Supplied material >>
——
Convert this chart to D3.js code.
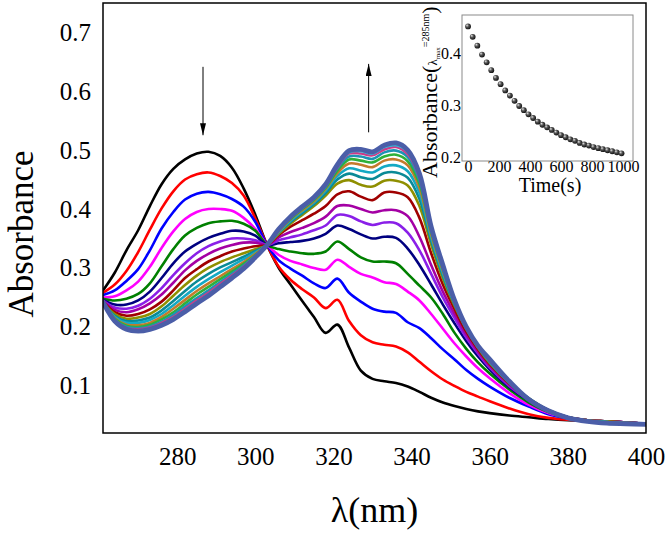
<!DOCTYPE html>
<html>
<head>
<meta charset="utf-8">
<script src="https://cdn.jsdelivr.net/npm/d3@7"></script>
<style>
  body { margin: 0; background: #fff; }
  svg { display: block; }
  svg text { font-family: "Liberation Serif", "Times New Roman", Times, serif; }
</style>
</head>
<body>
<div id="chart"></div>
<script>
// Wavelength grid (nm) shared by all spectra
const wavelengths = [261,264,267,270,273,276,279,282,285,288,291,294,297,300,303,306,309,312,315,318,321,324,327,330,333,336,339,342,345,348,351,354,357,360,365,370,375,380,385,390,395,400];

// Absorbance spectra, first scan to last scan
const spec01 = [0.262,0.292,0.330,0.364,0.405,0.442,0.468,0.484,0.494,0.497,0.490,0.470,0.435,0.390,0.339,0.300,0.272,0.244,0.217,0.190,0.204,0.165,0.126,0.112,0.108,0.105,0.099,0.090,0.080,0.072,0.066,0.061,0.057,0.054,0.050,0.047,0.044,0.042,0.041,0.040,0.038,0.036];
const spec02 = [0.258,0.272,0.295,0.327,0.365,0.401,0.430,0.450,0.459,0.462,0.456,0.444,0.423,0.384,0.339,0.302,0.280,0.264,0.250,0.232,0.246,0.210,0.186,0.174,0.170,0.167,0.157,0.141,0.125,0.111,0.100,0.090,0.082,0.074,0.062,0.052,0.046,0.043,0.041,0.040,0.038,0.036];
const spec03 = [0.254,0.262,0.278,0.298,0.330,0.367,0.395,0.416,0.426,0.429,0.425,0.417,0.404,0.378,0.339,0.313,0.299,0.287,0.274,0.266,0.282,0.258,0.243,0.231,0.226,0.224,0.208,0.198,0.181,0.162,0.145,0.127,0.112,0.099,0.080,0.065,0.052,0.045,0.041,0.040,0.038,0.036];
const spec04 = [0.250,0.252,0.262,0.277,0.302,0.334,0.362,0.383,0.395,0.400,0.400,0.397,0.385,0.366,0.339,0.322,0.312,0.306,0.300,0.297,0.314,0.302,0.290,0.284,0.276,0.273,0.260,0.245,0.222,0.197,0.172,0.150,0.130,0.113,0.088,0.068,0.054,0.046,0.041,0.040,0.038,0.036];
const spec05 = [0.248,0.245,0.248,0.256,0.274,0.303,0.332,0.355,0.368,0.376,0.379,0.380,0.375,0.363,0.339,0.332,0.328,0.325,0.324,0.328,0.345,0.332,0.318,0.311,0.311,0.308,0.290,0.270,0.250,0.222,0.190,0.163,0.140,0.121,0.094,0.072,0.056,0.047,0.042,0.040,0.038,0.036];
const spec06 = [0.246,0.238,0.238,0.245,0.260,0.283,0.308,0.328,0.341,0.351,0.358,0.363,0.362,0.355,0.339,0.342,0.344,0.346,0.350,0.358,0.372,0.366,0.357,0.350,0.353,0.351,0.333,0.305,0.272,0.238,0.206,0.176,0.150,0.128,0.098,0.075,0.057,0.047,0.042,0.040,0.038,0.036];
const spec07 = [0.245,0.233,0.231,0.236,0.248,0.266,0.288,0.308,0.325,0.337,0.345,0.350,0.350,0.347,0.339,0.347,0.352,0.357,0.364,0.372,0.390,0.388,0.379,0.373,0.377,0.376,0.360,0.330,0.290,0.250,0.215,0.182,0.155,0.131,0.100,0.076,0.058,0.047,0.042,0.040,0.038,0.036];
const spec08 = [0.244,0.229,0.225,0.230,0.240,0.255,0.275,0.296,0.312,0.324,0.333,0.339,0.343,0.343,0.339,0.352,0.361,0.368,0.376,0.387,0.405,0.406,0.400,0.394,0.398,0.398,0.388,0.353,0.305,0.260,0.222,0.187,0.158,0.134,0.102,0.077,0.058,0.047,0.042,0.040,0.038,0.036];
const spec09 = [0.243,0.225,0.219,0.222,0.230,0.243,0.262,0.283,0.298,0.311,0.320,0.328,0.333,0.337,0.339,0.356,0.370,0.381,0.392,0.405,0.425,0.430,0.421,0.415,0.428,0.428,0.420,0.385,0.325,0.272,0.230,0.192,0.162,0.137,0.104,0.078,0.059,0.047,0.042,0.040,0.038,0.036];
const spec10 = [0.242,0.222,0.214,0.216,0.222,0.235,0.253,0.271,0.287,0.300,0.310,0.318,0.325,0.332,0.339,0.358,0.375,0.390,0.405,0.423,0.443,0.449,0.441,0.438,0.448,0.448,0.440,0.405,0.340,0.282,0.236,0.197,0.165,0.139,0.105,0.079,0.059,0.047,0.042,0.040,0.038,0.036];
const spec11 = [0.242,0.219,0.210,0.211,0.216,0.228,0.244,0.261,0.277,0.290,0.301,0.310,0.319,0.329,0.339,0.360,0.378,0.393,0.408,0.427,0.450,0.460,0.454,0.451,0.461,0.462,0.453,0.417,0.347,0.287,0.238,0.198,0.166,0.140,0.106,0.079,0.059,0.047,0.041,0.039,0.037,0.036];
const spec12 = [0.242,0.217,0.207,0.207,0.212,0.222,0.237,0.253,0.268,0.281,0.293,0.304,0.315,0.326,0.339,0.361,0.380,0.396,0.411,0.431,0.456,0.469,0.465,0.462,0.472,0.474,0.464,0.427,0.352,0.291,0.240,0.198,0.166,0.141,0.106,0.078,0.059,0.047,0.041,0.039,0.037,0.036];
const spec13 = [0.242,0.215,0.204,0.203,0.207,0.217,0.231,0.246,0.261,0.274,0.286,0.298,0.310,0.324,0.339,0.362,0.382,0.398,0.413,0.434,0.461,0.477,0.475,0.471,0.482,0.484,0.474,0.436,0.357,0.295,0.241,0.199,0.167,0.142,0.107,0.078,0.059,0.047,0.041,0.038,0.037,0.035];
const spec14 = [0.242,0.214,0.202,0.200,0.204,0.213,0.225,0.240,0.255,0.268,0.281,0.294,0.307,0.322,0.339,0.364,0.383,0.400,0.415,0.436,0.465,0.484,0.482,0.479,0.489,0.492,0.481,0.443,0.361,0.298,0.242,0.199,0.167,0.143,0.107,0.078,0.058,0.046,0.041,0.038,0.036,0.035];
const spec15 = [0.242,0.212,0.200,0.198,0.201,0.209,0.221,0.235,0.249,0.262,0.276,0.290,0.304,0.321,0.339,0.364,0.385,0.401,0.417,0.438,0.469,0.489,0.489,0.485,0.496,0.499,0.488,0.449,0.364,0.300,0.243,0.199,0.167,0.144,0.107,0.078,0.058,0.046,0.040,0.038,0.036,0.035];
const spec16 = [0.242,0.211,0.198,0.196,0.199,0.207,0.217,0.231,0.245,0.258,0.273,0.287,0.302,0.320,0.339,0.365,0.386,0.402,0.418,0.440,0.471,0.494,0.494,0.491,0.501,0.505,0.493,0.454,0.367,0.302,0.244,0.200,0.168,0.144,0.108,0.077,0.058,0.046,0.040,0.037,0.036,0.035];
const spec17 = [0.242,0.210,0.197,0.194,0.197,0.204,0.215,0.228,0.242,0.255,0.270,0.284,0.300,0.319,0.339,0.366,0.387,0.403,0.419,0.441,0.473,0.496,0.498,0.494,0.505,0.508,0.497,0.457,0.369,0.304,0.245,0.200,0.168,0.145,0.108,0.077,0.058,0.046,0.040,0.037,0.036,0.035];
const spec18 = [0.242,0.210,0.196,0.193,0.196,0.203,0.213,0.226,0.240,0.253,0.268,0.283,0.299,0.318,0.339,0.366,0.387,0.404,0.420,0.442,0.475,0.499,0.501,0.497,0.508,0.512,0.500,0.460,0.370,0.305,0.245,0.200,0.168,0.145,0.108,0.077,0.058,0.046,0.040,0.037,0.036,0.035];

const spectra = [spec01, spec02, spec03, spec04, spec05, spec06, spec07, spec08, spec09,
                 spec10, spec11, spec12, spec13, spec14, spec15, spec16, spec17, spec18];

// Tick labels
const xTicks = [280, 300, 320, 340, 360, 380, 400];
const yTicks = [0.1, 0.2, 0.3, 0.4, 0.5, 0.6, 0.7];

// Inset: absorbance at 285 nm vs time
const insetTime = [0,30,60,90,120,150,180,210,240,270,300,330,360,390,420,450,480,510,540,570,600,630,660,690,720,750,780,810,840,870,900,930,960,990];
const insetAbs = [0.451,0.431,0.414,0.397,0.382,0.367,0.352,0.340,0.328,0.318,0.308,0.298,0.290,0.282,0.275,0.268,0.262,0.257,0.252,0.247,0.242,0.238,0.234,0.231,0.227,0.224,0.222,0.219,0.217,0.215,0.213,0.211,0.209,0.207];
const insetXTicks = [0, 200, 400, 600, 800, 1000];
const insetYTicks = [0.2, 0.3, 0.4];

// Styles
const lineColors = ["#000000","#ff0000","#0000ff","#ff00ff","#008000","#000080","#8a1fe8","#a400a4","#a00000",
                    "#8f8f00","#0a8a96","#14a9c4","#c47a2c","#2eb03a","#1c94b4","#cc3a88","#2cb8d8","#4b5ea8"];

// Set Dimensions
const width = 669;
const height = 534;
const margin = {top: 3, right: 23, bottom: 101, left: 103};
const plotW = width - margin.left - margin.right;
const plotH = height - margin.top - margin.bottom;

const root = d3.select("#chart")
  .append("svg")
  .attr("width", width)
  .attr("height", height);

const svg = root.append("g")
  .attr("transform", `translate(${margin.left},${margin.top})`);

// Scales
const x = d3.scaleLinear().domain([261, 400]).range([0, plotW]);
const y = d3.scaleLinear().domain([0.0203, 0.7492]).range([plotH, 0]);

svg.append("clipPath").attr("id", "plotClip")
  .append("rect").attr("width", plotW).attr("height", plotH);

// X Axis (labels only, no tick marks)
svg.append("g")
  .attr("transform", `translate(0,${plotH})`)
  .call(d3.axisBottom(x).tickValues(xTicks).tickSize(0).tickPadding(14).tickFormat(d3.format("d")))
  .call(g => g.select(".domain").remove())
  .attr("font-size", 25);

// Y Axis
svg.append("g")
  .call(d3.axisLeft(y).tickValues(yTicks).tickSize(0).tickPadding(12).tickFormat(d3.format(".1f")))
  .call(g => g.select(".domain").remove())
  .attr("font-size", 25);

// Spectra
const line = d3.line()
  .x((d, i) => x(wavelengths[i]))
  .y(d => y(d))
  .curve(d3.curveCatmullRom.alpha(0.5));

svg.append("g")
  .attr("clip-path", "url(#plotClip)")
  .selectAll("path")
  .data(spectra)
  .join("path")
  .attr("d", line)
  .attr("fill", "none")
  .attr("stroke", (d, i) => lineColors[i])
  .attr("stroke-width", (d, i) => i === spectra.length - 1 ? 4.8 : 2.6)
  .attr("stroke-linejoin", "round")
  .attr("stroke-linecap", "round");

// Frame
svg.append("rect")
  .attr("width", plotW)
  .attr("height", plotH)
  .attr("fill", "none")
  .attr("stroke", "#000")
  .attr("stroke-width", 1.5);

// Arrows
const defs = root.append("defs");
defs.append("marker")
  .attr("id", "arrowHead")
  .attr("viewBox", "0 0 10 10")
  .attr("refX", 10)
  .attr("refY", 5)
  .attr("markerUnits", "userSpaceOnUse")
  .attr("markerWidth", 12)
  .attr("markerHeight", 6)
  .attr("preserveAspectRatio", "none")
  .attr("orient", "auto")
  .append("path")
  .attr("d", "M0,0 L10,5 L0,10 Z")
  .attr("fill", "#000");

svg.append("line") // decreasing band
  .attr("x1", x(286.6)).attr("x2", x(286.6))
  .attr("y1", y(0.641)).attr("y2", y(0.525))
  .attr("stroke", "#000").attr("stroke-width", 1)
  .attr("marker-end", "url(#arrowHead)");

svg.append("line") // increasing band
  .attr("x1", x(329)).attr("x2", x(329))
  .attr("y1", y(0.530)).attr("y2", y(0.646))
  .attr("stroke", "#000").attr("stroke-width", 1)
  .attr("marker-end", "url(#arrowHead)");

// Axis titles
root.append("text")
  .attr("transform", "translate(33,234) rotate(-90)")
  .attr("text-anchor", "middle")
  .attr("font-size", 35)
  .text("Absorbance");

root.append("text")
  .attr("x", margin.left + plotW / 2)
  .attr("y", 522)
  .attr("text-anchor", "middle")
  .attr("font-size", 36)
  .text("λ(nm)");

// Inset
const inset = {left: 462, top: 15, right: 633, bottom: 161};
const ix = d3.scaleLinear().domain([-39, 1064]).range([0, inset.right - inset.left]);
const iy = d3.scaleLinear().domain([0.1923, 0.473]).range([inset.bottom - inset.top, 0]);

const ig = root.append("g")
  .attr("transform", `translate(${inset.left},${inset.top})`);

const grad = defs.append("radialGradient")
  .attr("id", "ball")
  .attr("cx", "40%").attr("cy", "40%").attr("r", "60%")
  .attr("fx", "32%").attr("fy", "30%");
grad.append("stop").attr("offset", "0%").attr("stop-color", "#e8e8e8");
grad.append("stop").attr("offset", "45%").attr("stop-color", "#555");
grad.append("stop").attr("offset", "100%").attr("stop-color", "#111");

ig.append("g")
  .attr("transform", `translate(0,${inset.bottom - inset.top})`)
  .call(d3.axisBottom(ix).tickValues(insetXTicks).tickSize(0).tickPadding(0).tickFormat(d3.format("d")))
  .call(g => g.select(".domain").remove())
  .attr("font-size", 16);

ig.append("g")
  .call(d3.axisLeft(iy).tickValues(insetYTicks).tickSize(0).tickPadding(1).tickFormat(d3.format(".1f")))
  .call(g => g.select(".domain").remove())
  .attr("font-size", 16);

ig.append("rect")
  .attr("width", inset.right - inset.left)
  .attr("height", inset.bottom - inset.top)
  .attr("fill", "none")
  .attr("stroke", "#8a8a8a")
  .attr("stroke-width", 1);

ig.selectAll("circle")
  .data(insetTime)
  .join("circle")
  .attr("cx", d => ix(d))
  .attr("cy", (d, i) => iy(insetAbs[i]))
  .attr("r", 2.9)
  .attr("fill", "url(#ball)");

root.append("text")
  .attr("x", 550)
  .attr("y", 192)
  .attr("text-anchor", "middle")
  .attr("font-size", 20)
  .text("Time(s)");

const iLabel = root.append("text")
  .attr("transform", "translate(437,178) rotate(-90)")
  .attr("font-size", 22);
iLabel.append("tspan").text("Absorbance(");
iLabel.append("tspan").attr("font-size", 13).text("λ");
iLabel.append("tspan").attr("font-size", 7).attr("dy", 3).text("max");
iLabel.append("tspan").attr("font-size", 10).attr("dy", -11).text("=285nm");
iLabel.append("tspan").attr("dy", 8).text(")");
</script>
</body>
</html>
——
What you have to do >>
From the data above, show each line that contains "chart".

Output of the task >>
Convert this chart to D3.js code.
<div id="chart"></div>
const root = d3.select("#chart")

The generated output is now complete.